--- Start ---
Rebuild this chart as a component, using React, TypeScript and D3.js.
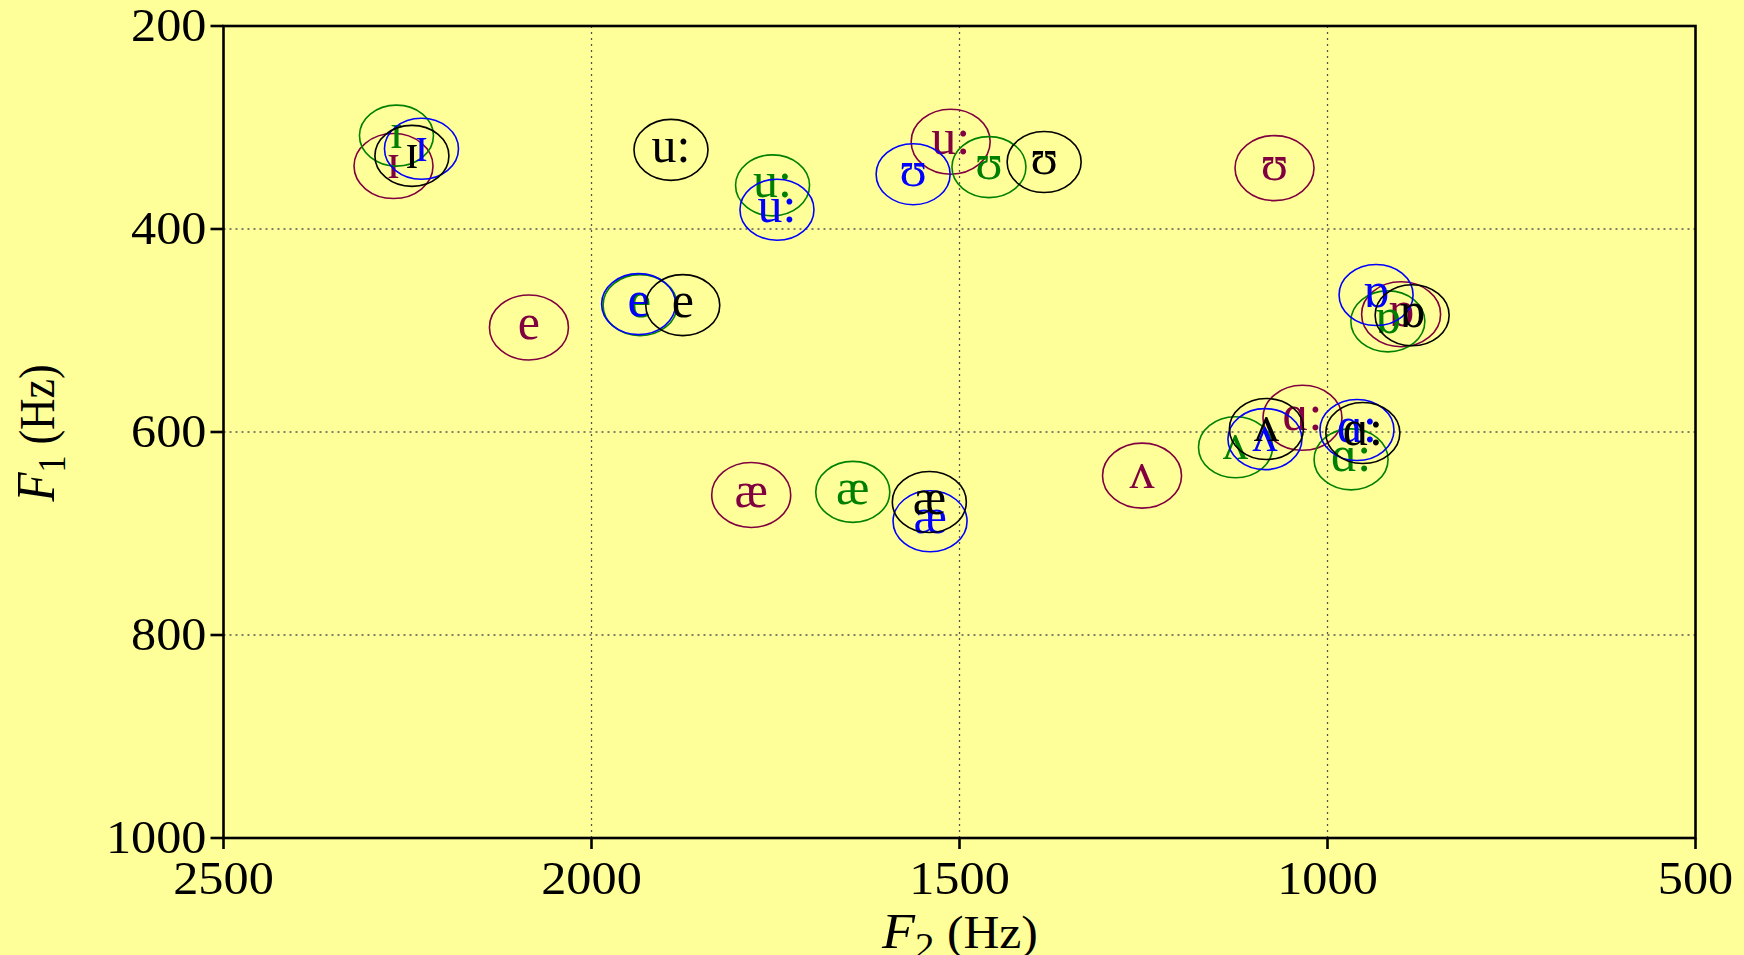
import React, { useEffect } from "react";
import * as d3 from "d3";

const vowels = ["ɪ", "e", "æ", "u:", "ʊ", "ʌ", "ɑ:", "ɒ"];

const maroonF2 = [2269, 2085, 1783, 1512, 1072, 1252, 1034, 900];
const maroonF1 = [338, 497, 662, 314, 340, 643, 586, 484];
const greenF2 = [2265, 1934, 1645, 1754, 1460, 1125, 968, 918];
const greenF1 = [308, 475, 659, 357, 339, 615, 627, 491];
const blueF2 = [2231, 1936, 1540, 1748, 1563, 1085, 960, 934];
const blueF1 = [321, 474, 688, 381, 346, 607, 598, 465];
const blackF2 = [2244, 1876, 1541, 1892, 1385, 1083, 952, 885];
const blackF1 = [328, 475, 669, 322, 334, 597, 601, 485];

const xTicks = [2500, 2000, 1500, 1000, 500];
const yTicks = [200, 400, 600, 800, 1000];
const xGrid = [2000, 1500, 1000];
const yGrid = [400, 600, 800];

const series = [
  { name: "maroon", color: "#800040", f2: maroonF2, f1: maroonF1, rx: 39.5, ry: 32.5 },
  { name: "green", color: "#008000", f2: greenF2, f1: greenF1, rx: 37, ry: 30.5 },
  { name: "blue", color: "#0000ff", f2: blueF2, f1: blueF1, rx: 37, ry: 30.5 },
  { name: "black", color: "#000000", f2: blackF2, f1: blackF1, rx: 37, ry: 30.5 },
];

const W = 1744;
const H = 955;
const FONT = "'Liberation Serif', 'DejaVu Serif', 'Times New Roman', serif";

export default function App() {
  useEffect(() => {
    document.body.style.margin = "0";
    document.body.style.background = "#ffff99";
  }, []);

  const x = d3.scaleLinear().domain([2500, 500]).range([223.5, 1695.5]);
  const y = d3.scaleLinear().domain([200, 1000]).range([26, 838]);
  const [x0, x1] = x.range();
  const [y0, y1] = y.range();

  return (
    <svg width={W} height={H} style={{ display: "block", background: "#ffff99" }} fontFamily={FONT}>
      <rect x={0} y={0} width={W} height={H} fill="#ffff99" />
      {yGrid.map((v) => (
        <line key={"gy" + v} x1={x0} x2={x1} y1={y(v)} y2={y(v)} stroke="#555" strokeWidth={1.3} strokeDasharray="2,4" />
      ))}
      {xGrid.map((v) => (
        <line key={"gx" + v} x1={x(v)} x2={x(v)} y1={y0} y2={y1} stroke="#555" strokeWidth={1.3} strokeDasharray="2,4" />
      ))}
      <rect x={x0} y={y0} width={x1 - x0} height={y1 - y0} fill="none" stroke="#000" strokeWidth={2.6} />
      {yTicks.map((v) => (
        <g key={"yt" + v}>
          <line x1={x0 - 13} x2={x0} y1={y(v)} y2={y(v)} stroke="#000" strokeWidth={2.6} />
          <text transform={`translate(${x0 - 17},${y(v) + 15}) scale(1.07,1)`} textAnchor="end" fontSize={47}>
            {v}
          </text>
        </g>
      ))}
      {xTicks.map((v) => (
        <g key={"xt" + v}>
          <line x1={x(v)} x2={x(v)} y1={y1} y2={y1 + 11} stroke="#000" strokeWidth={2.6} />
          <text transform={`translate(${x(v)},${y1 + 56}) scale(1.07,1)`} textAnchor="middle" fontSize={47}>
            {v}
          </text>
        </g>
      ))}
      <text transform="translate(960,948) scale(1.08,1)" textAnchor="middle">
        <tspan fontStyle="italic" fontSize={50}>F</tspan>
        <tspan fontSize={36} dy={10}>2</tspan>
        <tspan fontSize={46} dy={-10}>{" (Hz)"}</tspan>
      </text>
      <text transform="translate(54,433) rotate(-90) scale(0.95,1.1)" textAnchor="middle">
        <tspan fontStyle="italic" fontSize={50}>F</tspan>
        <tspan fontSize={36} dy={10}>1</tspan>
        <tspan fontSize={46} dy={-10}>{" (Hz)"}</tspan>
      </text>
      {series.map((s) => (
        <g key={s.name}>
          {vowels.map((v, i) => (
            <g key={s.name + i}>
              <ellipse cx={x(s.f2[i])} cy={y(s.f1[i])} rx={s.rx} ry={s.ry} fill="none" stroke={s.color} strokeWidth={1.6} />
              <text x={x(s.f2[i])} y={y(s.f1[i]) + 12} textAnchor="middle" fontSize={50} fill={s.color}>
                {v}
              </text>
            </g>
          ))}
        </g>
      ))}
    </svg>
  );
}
--- End ---
Reproduce the material above verbatim; omit every picture.

- EXPECTED ANSWER:
Rebuild this chart as a component, using React, TypeScript and D3.js.
import React, { useEffect } from "react";
import * as d3 from "d3";

const vowels = ["ɪ", "e", "æ", "u:", "ʊ", "ʌ", "ɑ:", "ɒ"];

const maroonF2 = [2269, 2085, 1783, 1512, 1072, 1252, 1034, 900];
const maroonF1 = [338, 497, 662, 314, 340, 643, 586, 484];
const greenF2 = [2265, 1934, 1645, 1754, 1460, 1125, 968, 918];
const greenF1 = [308, 475, 659, 357, 339, 615, 627, 491];
const blueF2 = [2231, 1936, 1540, 1748, 1563, 1085, 960, 934];
const blueF1 = [321, 474, 688, 381, 346, 607, 598, 465];
const blackF2 = [2244, 1876, 1541, 1892, 1385, 1083, 952, 885];
const blackF1 = [328, 475, 669, 322, 334, 597, 601, 485];

const xTicks = [2500, 2000, 1500, 1000, 500];
const yTicks = [200, 400, 600, 800, 1000];
const xGrid = [2000, 1500, 1000];
const yGrid = [400, 600, 800];

const series = [
  { name: "maroon", color: "#800040", f2: maroonF2, f1: maroonF1, rx: 39.5, ry: 32.5 },
  { name: "green", color: "#008000", f2: greenF2, f1: greenF1, rx: 37, ry: 30.5 },
  { name: "blue", color: "#0000ff", f2: blueF2, f1: blueF1, rx: 37, ry: 30.5 },
  { name: "black", color: "#000000", f2: blackF2, f1: blackF1, rx: 37, ry: 30.5 },
];

const W = 1744;
const H = 955;
const FONT = "'Liberation Serif', 'DejaVu Serif', 'Times New Roman', serif";

export default function App() {
  useEffect(() => {
    document.body.style.margin = "0";
    document.body.style.background = "#ffff99";
  }, []);

  const x = d3.scaleLinear().domain([2500, 500]).range([223.5, 1695.5]);
  const y = d3.scaleLinear().domain([200, 1000]).range([26, 838]);
  const [x0, x1] = x.range();
  const [y0, y1] = y.range();

  return (
    <svg width={W} height={H} style={{ display: "block", background: "#ffff99" }} fontFamily={FONT}>
      <rect x={0} y={0} width={W} height={H} fill="#ffff99" />
      {yGrid.map((v) => (
        <line key={"gy" + v} x1={x0} x2={x1} y1={y(v)} y2={y(v)} stroke="#555" strokeWidth={1.3} strokeDasharray="2,4" />
      ))}
      {xGrid.map((v) => (
        <line key={"gx" + v} x1={x(v)} x2={x(v)} y1={y0} y2={y1} stroke="#555" strokeWidth={1.3} strokeDasharray="2,4" />
      ))}
      <rect x={x0} y={y0} width={x1 - x0} height={y1 - y0} fill="none" stroke="#000" strokeWidth={2.6} />
      {yTicks.map((v) => (
        <g key={"yt" + v}>
          <line x1={x0 - 13} x2={x0} y1={y(v)} y2={y(v)} stroke="#000" strokeWidth={2.6} />
          <text transform={`translate(${x0 - 17},${y(v) + 15}) scale(1.07,1)`} textAnchor="end" fontSize={47}>
            {v}
          </text>
        </g>
      ))}
      {xTicks.map((v) => (
        <g key={"xt" + v}>
          <line x1={x(v)} x2={x(v)} y1={y1} y2={y1 + 11} stroke="#000" strokeWidth={2.6} />
          <text transform={`translate(${x(v)},${y1 + 56}) scale(1.07,1)`} textAnchor="middle" fontSize={47}>
            {v}
          </text>
        </g>
      ))}
      <text transform="translate(960,948) scale(1.08,1)" textAnchor="middle">
        <tspan fontStyle="italic" fontSize={50}>F</tspan>
        <tspan fontSize={36} dy={10}>2</tspan>
        <tspan fontSize={46} dy={-10}>{" (Hz)"}</tspan>
      </text>
      <text transform="translate(54,433) rotate(-90) scale(0.95,1.1)" textAnchor="middle">
        <tspan fontStyle="italic" fontSize={50}>F</tspan>
        <tspan fontSize={36} dy={10}>1</tspan>
        <tspan fontSize={46} dy={-10}>{" (Hz)"}</tspan>
      </text>
      {series.map((s) => (
        <g key={s.name}>
          {vowels.map((v, i) => (
            <g key={s.name + i}>
              <ellipse cx={x(s.f2[i])} cy={y(s.f1[i])} rx={s.rx} ry={s.ry} fill="none" stroke={s.color} strokeWidth={1.6} />
              <text x={x(s.f2[i])} y={y(s.f1[i]) + 12} textAnchor="middle" fontSize={50} fill={s.color}>
                {v}
              </text>
            </g>
          ))}
        </g>
      ))}
    </svg>
  );
}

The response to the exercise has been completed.